INSTRUCTIONS FOR THE TASK: In the records below, pick out all lines containing the word "matplotlib".

INFORMATION PROVIDED:
---

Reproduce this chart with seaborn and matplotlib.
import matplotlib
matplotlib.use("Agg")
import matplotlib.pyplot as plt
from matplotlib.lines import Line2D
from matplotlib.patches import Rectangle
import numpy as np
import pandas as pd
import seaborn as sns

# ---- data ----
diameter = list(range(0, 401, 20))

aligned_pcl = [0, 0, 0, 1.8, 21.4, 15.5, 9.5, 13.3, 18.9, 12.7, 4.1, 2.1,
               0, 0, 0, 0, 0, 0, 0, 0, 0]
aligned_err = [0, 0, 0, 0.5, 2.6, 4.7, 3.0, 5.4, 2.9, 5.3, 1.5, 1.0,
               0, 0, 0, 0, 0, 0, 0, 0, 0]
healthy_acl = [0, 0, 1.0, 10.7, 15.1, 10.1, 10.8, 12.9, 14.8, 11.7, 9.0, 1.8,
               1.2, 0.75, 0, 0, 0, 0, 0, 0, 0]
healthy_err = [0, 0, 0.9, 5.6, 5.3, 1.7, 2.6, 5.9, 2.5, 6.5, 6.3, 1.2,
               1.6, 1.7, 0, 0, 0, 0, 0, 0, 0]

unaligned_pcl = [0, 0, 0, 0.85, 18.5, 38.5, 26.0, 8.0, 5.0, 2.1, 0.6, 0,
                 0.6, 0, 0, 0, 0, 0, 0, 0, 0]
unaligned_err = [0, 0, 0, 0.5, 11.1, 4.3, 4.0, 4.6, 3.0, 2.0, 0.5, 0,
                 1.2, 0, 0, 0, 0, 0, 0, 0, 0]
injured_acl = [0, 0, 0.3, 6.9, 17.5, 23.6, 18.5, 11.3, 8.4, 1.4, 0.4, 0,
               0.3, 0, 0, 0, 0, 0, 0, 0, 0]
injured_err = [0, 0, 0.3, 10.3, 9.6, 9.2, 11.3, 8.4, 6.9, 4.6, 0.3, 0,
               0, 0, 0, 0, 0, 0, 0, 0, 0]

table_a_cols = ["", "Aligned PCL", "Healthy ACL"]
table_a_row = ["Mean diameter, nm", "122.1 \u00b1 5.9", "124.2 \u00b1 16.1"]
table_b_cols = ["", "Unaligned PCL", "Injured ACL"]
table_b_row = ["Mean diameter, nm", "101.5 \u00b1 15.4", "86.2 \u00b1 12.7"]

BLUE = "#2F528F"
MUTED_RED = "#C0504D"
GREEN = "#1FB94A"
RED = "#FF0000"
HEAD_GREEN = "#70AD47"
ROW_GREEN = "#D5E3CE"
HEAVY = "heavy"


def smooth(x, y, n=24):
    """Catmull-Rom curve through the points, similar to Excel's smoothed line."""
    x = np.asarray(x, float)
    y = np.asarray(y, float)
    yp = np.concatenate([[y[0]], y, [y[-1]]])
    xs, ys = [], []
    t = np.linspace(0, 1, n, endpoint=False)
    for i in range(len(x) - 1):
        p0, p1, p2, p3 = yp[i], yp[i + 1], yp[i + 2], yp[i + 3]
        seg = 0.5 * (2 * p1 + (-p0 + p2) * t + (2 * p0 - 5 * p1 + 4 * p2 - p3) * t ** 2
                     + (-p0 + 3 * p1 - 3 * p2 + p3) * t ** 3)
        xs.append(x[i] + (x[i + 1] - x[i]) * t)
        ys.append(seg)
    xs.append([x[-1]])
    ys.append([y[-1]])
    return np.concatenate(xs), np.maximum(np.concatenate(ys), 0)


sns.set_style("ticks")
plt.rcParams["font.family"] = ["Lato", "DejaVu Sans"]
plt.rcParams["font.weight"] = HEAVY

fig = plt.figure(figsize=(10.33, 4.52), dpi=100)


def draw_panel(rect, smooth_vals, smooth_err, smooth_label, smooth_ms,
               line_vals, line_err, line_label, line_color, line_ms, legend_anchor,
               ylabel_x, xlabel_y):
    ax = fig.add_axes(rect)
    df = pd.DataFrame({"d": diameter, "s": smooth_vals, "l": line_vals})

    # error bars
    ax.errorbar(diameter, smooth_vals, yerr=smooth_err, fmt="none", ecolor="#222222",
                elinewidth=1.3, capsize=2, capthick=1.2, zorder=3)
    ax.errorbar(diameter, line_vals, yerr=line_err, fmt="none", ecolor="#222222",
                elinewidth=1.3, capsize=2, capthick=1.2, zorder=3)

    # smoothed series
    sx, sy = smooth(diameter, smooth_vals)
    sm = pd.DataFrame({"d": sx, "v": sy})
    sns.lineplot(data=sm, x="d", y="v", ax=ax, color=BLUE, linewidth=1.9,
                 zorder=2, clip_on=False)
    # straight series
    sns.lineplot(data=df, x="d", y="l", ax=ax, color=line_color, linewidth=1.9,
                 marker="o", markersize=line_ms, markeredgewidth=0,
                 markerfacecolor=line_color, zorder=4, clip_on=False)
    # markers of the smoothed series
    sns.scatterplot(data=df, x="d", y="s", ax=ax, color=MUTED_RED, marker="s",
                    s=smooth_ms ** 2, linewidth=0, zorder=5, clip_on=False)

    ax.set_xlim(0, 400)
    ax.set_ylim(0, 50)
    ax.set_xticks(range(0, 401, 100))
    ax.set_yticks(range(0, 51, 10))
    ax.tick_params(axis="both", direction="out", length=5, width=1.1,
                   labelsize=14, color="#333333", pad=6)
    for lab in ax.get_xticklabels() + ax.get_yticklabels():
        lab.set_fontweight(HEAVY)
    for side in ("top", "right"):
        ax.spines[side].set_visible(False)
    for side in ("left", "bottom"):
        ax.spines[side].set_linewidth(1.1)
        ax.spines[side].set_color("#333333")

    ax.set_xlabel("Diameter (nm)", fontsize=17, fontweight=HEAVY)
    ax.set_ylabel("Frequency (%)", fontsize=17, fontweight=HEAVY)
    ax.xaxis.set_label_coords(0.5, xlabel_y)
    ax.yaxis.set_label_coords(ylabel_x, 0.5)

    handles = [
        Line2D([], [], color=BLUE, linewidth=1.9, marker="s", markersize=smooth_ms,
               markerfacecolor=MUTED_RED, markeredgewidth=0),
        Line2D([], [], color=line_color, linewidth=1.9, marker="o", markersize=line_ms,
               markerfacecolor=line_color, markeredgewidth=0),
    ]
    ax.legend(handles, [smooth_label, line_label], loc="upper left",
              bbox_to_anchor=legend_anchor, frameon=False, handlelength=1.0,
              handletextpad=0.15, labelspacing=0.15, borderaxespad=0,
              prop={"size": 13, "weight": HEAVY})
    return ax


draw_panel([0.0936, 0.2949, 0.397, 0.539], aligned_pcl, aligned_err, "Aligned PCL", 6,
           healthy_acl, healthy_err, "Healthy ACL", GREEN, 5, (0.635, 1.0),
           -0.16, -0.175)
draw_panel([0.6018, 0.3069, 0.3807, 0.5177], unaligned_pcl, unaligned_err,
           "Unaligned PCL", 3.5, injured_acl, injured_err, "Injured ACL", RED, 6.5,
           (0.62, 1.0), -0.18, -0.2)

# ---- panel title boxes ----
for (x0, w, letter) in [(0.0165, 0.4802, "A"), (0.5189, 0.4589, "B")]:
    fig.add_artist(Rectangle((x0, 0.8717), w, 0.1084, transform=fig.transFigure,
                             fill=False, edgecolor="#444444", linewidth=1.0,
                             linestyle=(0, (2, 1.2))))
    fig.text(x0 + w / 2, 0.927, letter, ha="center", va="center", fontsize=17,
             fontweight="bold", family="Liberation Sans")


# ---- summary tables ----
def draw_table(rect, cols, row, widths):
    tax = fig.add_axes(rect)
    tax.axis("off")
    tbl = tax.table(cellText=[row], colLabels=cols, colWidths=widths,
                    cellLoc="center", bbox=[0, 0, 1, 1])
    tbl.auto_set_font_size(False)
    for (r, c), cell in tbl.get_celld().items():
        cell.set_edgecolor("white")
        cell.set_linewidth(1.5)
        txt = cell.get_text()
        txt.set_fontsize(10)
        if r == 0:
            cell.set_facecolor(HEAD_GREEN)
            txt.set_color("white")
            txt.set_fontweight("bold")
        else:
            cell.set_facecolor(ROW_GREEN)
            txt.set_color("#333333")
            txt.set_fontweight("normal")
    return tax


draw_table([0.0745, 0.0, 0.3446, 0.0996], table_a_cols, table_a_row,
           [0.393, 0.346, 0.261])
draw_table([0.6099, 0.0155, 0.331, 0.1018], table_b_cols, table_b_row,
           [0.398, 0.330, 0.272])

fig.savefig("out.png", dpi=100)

---

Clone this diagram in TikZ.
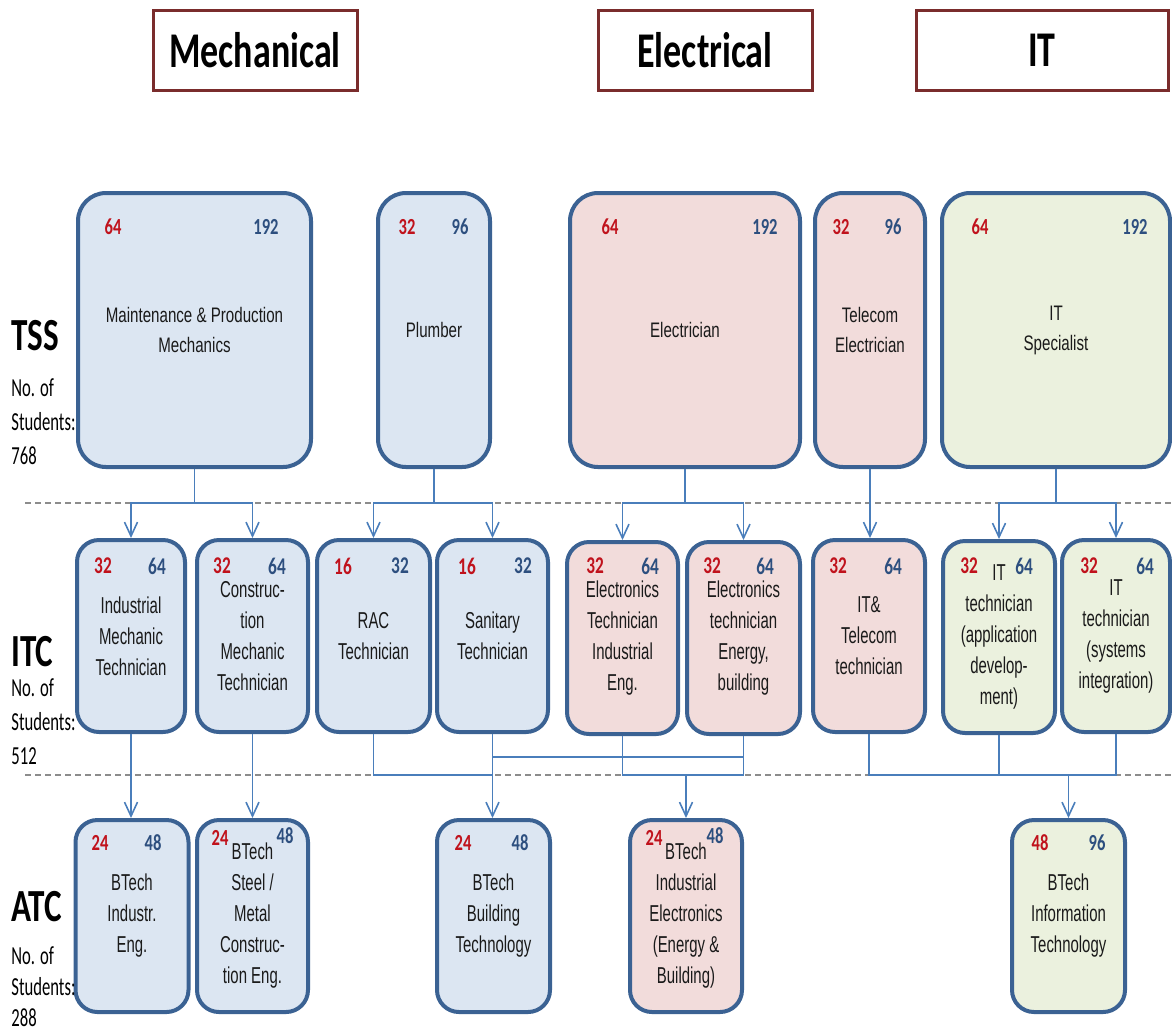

---

ANSWER TO THIS TASK:
Reproduce this chart with seaborn and matplotlib.
import matplotlib
matplotlib.use("Agg")
import matplotlib.pyplot as plt
from matplotlib.lines import Line2D
from matplotlib.patches import Rectangle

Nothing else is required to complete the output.